Türkiye’de unutulma hakkına ilişkin doğrudan bir düzenleme bulunmamakla birlikte İnternet Ortamında Yapılan Yayınların Düzenlenmesi ve Bu Yayınlar Yoluyla İşlenen Suçlarla Mücadele Edilmesi Hakkında Kanun, Türk Ticaret Kanunu, Türk Borçlar Kanunu gibi çeşitli kanunlardaki düzenlemeler ile kişilerin dijital ortamda yer alan kişisel bilgilerinin kaldırılmasını talep etmesi mümkün. Yine de, Kişisel Verilerin Korunması Hakkında Kanun’a dayanarak çıkarılacak olan kişisel verilerin silinmesi, yok edilmesi ve anonimleştirilmesi hakkındaki yönetmelikte unutulma hakkına ilişkin bir düzenleme yapılması, içtihatlarda unutulma hakkına yapılacak atıfl ar için kanunilik ilkesi bakımından önem arz ediyor.

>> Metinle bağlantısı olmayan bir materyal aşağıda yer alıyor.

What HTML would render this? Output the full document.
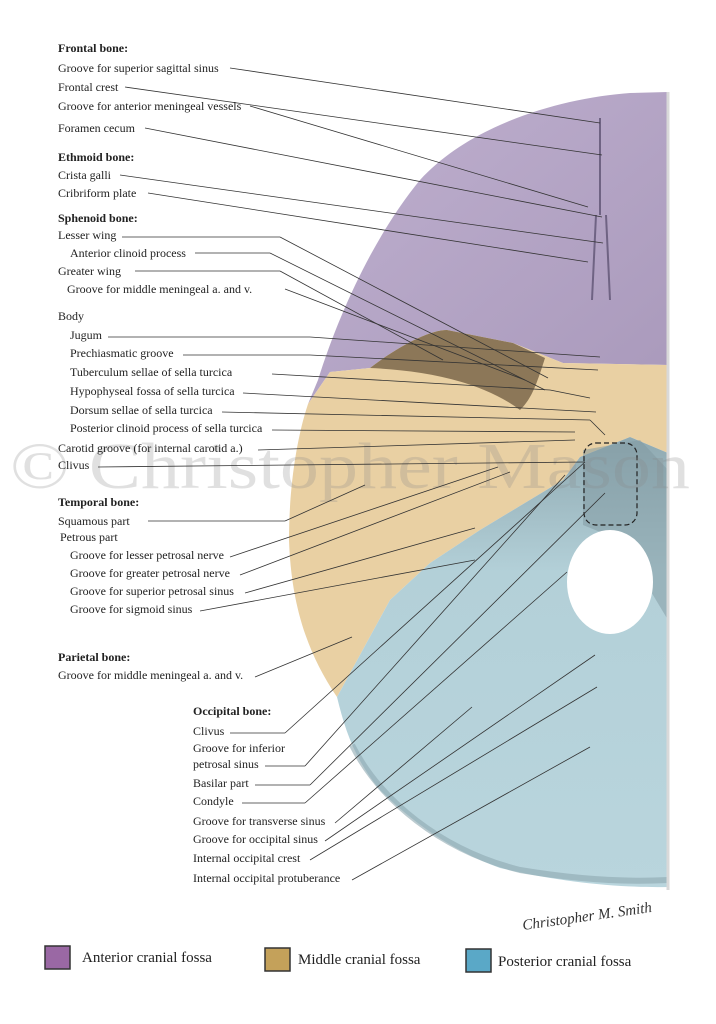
<!DOCTYPE html>
<html><head><meta charset="utf-8"><style>
html,body{margin:0;padding:0;background:#fff;}
svg{display:block;}
text{font-family:"Liberation Serif",serif;font-size:12px;fill:#222;}
.b{font-weight:bold;}
</style></head><body>
<svg width="716" height="1024" viewBox="0 0 716 1024" xmlns="http://www.w3.org/2000/svg">
<defs>
<linearGradient id="pg" x1="0" y1="0" x2="1" y2="1"><stop offset="0" stop-color="#bfb0cf"/><stop offset="1" stop-color="#a999bb"/></linearGradient>
<linearGradient id="bg" x1="0" y1="0" x2="0" y2="1"><stop offset="0" stop-color="#8fa9b1"/><stop offset="0.3" stop-color="#b3d0d8"/><stop offset="1" stop-color="#b9d5dd"/></linearGradient>
</defs>
<path d="M668,92 L630,93 C560,98 470,125 420,180 C375,235 340,310 318,380 L308,404 L330,372 L370,368 C400,345 430,330 447,330 L513,343 L563,363 L668,365 Z" fill="url(#pg)"/>
<path d="M308,404 C296,440 289,490 289,540 C291,600 305,650 337,697 L390,600 L430,563 L480,530 L563,480 L580,457 L630,437 L668,453 L668,365 L563,363 L513,343 L447,330 C430,330 400,345 370,368 L330,372 Z" fill="#e9d0a3"/>
<path d="M370,368 C400,345 430,330 447,330 L513,343 L545,358 C535,390 530,400 520,410 C480,380 420,370 370,368 Z" fill="#8c7758"/>
<path d="M337,697 C345,730 355,760 380,790 C410,820 450,850 500,868 C560,882 620,888 668,887 L668,453 L630,437 L580,457 L563,480 L480,530 L430,563 L390,600 Z" fill="url(#bg)"/>
<path d="M583,450 L640,440 L668,470 L668,620 L620,540 L583,525 Z" fill="#7f989f" opacity="0.5"/>
<path d="M352,745 C380,800 440,850 520,870 C580,880 630,882 668,880" fill="none" stroke="#8ea9b0" stroke-width="6" opacity="0.6"/>
<ellipse cx="610" cy="582" rx="43" ry="52" fill="#fff"/>
<path d="M600,118 L600,215 M596,215 L592,300 M606,215 L610,300" stroke="#6f6383" stroke-width="2" fill="none"/>
<path d="M668,92 L668,890" stroke="#d9d9d9" stroke-width="3"/>
<rect x="584" y="443" width="53" height="82" rx="12" fill="none" stroke="#222" stroke-width="1.2" stroke-dasharray="5,3"/>
<text x="10" y="488" textLength="680" lengthAdjust="spacingAndGlyphs" style="font-size:66px;fill:#888;opacity:0.25">© Christopher Mason</text>
<g stroke="#333" stroke-width="0.8" fill="none">
<line x1="230" y1="68" x2="600" y2="123"/>
<line x1="125" y1="87" x2="602" y2="155"/>
<line x1="250" y1="106" x2="588" y2="207"/>
<line x1="145" y1="128" x2="602" y2="217"/>
<line x1="120" y1="175" x2="603" y2="243"/>
<line x1="148" y1="193" x2="588" y2="262"/>
<line x1="122" y1="237" x2="280" y2="237"/><line x1="280" y1="237" x2="548" y2="378"/>
<line x1="195" y1="253" x2="270" y2="253"/><line x1="270" y1="253" x2="545" y2="390"/>
<line x1="135" y1="271" x2="280" y2="271"/><line x1="280" y1="271" x2="443" y2="360"/>
<line x1="285" y1="289" x2="525" y2="380"/>
<line x1="108" y1="337" x2="310" y2="337"/><line x1="310" y1="337" x2="600" y2="357"/>
<line x1="183" y1="355" x2="310" y2="355"/><line x1="310" y1="355" x2="598" y2="370"/>
<line x1="272" y1="374" x2="550" y2="390"/><line x1="550" y1="390" x2="590" y2="398"/>
<line x1="243" y1="393" x2="596" y2="412"/>
<line x1="222" y1="412" x2="590" y2="420"/><line x1="590" y1="420" x2="605" y2="435"/>
<line x1="272" y1="430" x2="575" y2="432"/>
<line x1="258" y1="450" x2="575" y2="440"/>
<line x1="98" y1="467" x2="585" y2="462"/>
<line x1="148" y1="521" x2="285" y2="521"/><line x1="285" y1="521" x2="365" y2="485"/>
<line x1="230" y1="557" x2="498" y2="467"/>
<line x1="240" y1="575" x2="510" y2="472"/>
<line x1="245" y1="593" x2="475" y2="528"/>
<line x1="200" y1="611" x2="475" y2="560"/>
<line x1="255" y1="677" x2="352" y2="637"/>
<line x1="230" y1="733" x2="285" y2="733"/><line x1="285" y1="733" x2="585" y2="462"/>
<line x1="265" y1="766" x2="305" y2="766"/><line x1="305" y1="766" x2="565" y2="475"/>
<line x1="255" y1="785" x2="310" y2="785"/><line x1="310" y1="785" x2="605" y2="493"/>
<line x1="242" y1="803" x2="305" y2="803"/><line x1="305" y1="803" x2="567" y2="572"/>
<line x1="335" y1="823" x2="472" y2="707"/>
<line x1="325" y1="841" x2="595" y2="655"/>
<line x1="310" y1="860" x2="597" y2="687"/>
<line x1="352" y1="880" x2="590" y2="747"/>
</g>
<text x="58" y="52" class="b">Frontal bone:</text>
<text x="58" y="72">Groove for superior sagittal sinus</text>
<text x="58" y="91">Frontal crest</text>
<text x="58" y="110">Groove for anterior meningeal vessels</text>
<text x="58" y="132">Foramen cecum</text>
<text x="58" y="161" class="b">Ethmoid bone:</text>
<text x="58" y="179">Crista galli</text>
<text x="58" y="197">Cribriform plate</text>
<text x="58" y="222" class="b">Sphenoid bone:</text>
<text x="58" y="239">Lesser wing</text>
<text x="70" y="257">Anterior clinoid process</text>
<text x="58" y="275">Greater wing</text>
<text x="67" y="293">Groove for middle meningeal a. and v.</text>
<text x="58" y="320">Body</text>
<text x="70" y="339">Jugum</text>
<text x="70" y="357">Prechiasmatic groove</text>
<text x="70" y="376">Tuberculum sellae of sella turcica</text>
<text x="70" y="395">Hypophyseal fossa of sella turcica</text>
<text x="70" y="414">Dorsum sellae of sella turcica</text>
<text x="70" y="432">Posterior clinoid process of sella turcica</text>
<text x="58" y="452">Carotid groove (for internal carotid a.)</text>
<text x="58" y="469">Clivus</text>
<text x="58" y="506" class="b">Temporal bone:</text>
<text x="58" y="525">Squamous part</text>
<text x="60" y="541">Petrous part</text>
<text x="70" y="559">Groove for lesser petrosal nerve</text>
<text x="70" y="577">Groove for greater petrosal nerve</text>
<text x="70" y="595">Groove for superior petrosal sinus</text>
<text x="70" y="613">Groove for sigmoid sinus</text>
<text x="58" y="661" class="b">Parietal bone:</text>
<text x="58" y="679">Groove for middle meningeal a. and v.</text>
<text x="193" y="715" class="b">Occipital bone:</text>
<text x="193" y="735">Clivus</text>
<text x="193" y="752">Groove for inferior</text>
<text x="193" y="768">petrosal sinus</text>
<text x="193" y="787">Basilar part</text>
<text x="193" y="805">Condyle</text>
<text x="193" y="825">Groove for transverse sinus</text>
<text x="193" y="843">Groove for occipital sinus</text>
<text x="193" y="862">Internal occipital crest</text>
<text x="193" y="882">Internal occipital protuberance</text>
<text x="522" y="922" style="font-size:15px;font-style:italic;fill:#333" transform="rotate(-8 580 918)">Christopher M. Smith</text>
<rect x="45" y="946" width="25" height="23" fill="#9a68a4" stroke="#333" stroke-width="1.5"/>
<text x="82" y="962" style="font-size:15px">Anterior cranial fossa</text>
<rect x="265" y="948" width="25" height="23" fill="#c4a15a" stroke="#333" stroke-width="1.5"/>
<text x="298" y="964" style="font-size:15px">Middle cranial fossa</text>
<rect x="466" y="949" width="25" height="23" fill="#5aa8c7" stroke="#333" stroke-width="1.5"/>
<text x="498" y="966" style="font-size:15px">Posterior cranial fossa</text>
</svg>
</body></html>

Yargıtay Hukuk Genel Kurulu, Avrupa Birliği Adalet Divanı’nın kararına atıfta bulunarak verdiği bir kararda, cinsel tacize uğramış mağdurun isminin kitapta anılmasının bilimsel nitelikli bir çalışma olması nedeniyle ifade özgürlüğü kapsamında sayılmayacağını ve unutulma hakkı kapsamında değerlendirilmesi gerektiğini ifade etmiştir. Bu kararda unutulma hakkının yalnızca dijital ortamdaki kişisel veriler için değil, kamuya açık tüm kişisel verilere yönelik olarak da uygulanabileceğinin altı çizilmiştir. Son olarak, Anayasa Mahkemesi’nin 15 Eylül 2016 tarihli kararıyla 1998-1999 yıllarında uyuşturucu kullanmaktan ceza alan bir kişinin internette yer alan verilerinin silinmesi talebinin mahkeme tarafından reddedilmesi anayasaya aykırı bulundu. Bu emsal niteliğindeki karar ile birlikte önümüzdeki dönemde unutulma hakkına ilişkin konuların yargının önüne sıkça gelmesi bekleniyor.